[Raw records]
———
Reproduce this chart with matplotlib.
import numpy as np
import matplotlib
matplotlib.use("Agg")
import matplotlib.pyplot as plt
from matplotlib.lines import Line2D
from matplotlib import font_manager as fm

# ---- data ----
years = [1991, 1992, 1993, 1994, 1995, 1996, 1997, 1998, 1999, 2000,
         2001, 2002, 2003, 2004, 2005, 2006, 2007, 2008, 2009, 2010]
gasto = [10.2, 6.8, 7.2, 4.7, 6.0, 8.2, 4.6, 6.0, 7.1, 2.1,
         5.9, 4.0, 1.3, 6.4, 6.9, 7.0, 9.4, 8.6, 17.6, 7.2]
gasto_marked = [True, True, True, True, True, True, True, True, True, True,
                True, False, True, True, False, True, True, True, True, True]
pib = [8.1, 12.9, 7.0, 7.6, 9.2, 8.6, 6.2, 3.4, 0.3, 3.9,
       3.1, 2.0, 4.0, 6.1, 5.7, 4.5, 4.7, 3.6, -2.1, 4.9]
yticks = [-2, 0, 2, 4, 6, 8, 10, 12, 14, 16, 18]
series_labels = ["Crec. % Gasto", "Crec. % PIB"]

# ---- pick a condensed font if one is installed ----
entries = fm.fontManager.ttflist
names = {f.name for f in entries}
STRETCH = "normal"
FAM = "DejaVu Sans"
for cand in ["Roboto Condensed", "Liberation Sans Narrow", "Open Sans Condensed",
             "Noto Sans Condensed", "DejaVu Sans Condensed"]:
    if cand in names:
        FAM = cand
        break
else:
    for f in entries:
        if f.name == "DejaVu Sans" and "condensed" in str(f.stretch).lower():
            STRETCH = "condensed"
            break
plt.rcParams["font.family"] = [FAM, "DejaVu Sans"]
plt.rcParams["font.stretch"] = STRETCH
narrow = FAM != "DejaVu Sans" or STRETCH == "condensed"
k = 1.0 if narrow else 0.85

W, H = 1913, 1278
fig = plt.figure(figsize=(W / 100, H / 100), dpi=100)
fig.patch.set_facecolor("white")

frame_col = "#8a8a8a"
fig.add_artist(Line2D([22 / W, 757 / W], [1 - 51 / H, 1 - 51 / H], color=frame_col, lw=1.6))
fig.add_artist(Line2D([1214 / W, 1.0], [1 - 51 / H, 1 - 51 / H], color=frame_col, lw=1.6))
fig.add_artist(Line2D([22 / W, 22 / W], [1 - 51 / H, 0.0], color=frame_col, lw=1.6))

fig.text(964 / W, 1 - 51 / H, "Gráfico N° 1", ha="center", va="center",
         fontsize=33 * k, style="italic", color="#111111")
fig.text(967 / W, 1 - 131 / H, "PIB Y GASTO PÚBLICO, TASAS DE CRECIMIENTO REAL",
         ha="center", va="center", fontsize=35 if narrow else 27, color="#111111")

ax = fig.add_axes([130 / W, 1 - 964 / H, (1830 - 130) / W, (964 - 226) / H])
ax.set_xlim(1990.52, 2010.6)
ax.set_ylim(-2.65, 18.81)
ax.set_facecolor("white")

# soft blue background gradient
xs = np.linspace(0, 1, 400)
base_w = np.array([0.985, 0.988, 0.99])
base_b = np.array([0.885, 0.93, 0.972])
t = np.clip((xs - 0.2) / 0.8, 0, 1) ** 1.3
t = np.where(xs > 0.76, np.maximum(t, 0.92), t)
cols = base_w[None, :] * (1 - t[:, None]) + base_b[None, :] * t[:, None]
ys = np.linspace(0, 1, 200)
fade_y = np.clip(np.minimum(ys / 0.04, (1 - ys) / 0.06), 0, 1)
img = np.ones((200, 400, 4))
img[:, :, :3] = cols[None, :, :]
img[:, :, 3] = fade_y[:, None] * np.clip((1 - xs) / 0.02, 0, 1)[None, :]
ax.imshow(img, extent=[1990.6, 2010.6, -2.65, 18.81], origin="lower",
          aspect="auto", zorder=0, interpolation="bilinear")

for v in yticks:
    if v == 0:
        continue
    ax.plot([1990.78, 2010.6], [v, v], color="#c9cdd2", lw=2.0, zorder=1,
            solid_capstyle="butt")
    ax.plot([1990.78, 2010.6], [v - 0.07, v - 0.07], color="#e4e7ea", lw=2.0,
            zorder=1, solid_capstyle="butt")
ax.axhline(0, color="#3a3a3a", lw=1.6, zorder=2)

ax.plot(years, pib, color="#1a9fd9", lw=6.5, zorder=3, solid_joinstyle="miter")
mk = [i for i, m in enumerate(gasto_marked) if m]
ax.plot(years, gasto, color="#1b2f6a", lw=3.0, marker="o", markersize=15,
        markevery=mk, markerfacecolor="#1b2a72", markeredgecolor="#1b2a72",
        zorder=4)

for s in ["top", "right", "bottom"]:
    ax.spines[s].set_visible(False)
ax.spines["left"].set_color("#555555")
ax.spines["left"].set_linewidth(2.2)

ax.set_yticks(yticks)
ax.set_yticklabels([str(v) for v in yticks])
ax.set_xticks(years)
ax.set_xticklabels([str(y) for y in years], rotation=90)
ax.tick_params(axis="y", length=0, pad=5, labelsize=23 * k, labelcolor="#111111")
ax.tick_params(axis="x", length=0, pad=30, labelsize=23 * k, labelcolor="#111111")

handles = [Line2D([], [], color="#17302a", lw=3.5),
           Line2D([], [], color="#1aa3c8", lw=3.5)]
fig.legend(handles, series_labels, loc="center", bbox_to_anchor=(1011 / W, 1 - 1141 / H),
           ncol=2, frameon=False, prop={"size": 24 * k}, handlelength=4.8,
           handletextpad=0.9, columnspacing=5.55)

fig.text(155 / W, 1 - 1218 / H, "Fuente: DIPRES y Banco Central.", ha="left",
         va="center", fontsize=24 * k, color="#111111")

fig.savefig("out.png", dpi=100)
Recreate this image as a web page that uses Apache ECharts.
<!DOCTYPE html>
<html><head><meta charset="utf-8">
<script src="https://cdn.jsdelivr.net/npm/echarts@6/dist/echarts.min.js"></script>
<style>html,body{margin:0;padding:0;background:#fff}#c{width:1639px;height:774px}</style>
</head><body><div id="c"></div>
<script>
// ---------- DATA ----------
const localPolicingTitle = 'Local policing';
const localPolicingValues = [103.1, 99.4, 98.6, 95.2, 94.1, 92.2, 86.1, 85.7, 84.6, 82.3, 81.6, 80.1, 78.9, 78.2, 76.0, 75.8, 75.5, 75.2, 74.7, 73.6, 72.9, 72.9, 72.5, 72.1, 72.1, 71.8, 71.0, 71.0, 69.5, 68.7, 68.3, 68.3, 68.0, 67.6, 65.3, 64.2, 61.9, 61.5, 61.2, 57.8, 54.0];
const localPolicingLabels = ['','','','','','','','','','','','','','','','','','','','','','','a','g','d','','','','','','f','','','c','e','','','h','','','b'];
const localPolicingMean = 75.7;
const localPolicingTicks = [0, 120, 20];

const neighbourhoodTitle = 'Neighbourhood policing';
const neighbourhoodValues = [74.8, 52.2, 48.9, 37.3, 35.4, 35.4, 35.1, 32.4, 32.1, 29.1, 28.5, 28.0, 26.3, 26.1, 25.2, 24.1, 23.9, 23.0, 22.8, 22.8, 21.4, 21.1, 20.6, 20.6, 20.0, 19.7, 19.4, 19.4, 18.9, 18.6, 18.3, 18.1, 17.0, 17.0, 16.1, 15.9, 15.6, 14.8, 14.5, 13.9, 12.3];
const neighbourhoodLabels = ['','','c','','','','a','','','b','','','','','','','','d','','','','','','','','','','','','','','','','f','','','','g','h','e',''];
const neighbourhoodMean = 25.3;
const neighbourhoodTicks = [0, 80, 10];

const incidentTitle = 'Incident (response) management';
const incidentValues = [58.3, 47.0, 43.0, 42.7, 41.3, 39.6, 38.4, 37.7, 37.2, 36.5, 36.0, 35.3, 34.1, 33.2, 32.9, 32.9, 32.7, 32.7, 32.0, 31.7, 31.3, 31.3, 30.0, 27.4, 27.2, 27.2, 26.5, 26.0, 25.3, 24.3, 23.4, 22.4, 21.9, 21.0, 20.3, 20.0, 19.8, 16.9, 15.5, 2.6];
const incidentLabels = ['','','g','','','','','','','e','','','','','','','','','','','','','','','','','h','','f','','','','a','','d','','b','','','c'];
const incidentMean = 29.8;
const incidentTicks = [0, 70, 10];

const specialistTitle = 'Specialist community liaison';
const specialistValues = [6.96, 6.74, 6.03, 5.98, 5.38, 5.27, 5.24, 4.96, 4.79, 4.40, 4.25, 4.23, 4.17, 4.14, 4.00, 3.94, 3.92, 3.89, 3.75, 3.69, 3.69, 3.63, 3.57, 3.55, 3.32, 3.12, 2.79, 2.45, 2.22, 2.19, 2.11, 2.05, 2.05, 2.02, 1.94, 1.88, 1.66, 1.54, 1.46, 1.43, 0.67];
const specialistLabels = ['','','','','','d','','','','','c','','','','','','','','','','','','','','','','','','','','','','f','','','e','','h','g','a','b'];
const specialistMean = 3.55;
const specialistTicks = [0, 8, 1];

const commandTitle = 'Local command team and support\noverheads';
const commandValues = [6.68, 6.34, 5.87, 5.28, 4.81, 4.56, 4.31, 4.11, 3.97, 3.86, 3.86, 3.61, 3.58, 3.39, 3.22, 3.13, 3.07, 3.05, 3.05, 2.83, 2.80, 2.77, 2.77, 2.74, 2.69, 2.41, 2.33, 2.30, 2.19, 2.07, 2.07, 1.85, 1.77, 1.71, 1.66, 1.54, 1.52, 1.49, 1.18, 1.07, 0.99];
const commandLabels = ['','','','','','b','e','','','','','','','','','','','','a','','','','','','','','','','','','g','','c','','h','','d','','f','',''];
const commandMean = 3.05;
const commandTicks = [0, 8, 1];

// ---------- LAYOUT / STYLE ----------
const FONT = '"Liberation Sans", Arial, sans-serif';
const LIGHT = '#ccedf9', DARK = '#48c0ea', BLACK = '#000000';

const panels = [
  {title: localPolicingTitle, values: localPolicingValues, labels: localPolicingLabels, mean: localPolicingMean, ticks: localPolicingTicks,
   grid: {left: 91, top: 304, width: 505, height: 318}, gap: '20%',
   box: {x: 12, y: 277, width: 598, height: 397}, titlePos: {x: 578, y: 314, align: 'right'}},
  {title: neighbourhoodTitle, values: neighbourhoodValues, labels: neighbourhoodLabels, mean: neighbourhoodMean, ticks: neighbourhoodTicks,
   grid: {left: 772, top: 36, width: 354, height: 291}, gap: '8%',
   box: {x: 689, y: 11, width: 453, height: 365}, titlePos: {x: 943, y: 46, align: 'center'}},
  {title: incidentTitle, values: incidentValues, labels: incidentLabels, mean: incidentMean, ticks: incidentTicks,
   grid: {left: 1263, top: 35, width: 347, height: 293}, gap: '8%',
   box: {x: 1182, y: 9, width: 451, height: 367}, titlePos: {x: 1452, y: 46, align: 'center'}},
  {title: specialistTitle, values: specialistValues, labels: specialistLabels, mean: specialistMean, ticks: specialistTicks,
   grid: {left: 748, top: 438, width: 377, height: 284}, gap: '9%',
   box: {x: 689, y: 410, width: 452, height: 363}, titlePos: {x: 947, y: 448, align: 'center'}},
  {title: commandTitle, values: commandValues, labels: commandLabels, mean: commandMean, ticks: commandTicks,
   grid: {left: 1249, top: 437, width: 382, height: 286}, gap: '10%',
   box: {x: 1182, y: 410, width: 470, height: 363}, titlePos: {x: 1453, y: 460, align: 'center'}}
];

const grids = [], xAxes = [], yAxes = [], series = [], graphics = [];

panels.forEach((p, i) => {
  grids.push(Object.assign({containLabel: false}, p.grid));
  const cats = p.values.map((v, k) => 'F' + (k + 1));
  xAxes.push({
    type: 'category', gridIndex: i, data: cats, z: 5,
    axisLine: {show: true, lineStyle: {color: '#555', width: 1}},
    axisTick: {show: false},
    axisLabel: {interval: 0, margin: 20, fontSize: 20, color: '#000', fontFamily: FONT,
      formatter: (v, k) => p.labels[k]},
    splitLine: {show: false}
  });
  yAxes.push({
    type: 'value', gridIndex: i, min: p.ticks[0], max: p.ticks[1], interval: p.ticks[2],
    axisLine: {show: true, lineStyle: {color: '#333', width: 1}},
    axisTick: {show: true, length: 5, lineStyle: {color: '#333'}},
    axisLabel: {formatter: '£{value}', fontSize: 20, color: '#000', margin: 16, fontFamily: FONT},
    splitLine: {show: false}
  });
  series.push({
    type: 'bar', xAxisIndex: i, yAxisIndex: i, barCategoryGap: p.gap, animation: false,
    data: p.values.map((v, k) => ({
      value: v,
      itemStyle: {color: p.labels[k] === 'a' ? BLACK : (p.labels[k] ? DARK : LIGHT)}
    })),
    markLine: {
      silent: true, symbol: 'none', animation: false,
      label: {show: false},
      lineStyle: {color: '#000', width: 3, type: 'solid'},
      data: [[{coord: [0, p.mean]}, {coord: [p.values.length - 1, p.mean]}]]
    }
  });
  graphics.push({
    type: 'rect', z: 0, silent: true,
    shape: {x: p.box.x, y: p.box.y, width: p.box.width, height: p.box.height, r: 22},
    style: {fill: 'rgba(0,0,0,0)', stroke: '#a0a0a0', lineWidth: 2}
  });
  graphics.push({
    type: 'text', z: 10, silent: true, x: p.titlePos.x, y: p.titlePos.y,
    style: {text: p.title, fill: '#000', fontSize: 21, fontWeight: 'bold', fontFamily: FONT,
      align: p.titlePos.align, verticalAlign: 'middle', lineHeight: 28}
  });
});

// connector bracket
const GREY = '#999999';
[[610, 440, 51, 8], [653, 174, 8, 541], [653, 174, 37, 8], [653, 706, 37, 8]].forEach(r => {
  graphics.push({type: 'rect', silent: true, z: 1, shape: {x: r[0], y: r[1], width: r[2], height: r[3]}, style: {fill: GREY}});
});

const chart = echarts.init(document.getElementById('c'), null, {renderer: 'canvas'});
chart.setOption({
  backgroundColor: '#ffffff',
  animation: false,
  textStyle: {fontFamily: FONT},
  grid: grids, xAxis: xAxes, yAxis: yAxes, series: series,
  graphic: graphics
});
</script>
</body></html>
———
[Aim]: Retype exactly the lines from the start of the entries through the one with "fig.add_artist(Line2D([22 / W, 22"; include both ends.

[Written response]:
Reproduce this chart with matplotlib.
import numpy as np
import matplotlib
matplotlib.use("Agg")
import matplotlib.pyplot as plt
from matplotlib.lines import Line2D
from matplotlib import font_manager as fm

# ---- data ----
years = [1991, 1992, 1993, 1994, 1995, 1996, 1997, 1998, 1999, 2000,
         2001, 2002, 2003, 2004, 2005, 2006, 2007, 2008, 2009, 2010]
gasto = [10.2, 6.8, 7.2, 4.7, 6.0, 8.2, 4.6, 6.0, 7.1, 2.1,
         5.9, 4.0, 1.3, 6.4, 6.9, 7.0, 9.4, 8.6, 17.6, 7.2]
gasto_marked = [True, True, True, True, True, True, True, True, True, True,
                True, False, True, True, False, True, True, True, True, True]
pib = [8.1, 12.9, 7.0, 7.6, 9.2, 8.6, 6.2, 3.4, 0.3, 3.9,
       3.1, 2.0, 4.0, 6.1, 5.7, 4.5, 4.7, 3.6, -2.1, 4.9]
yticks = [-2, 0, 2, 4, 6, 8, 10, 12, 14, 16, 18]
series_labels = ["Crec. % Gasto", "Crec. % PIB"]

# ---- pick a condensed font if one is installed ----
entries = fm.fontManager.ttflist
names = {f.name for f in entries}
STRETCH = "normal"
FAM = "DejaVu Sans"
for cand in ["Roboto Condensed", "Liberation Sans Narrow", "Open Sans Condensed",
             "Noto Sans Condensed", "DejaVu Sans Condensed"]:
    if cand in names:
        FAM = cand
        break
else:
    for f in entries:
        if f.name == "DejaVu Sans" and "condensed" in str(f.stretch).lower():
            STRETCH = "condensed"
            break
plt.rcParams["font.family"] = [FAM, "DejaVu Sans"]
plt.rcParams["font.stretch"] = STRETCH
narrow = FAM != "DejaVu Sans" or STRETCH == "condensed"
k = 1.0 if narrow else 0.85

W, H = 1913, 1278
fig = plt.figure(figsize=(W / 100, H / 100), dpi=100)
fig.patch.set_facecolor("white")

frame_col = "#8a8a8a"
fig.add_artist(Line2D([22 / W, 757 / W], [1 - 51 / H, 1 - 51 / H], color=frame_col, lw=1.6))
fig.add_artist(Line2D([1214 / W, 1.0], [1 - 51 / H, 1 - 51 / H], color=frame_col, lw=1.6))
fig.add_artist(Line2D([22 / W, 22 / W], [1 - 51 / H, 0.0], color=frame_col, lw=1.6))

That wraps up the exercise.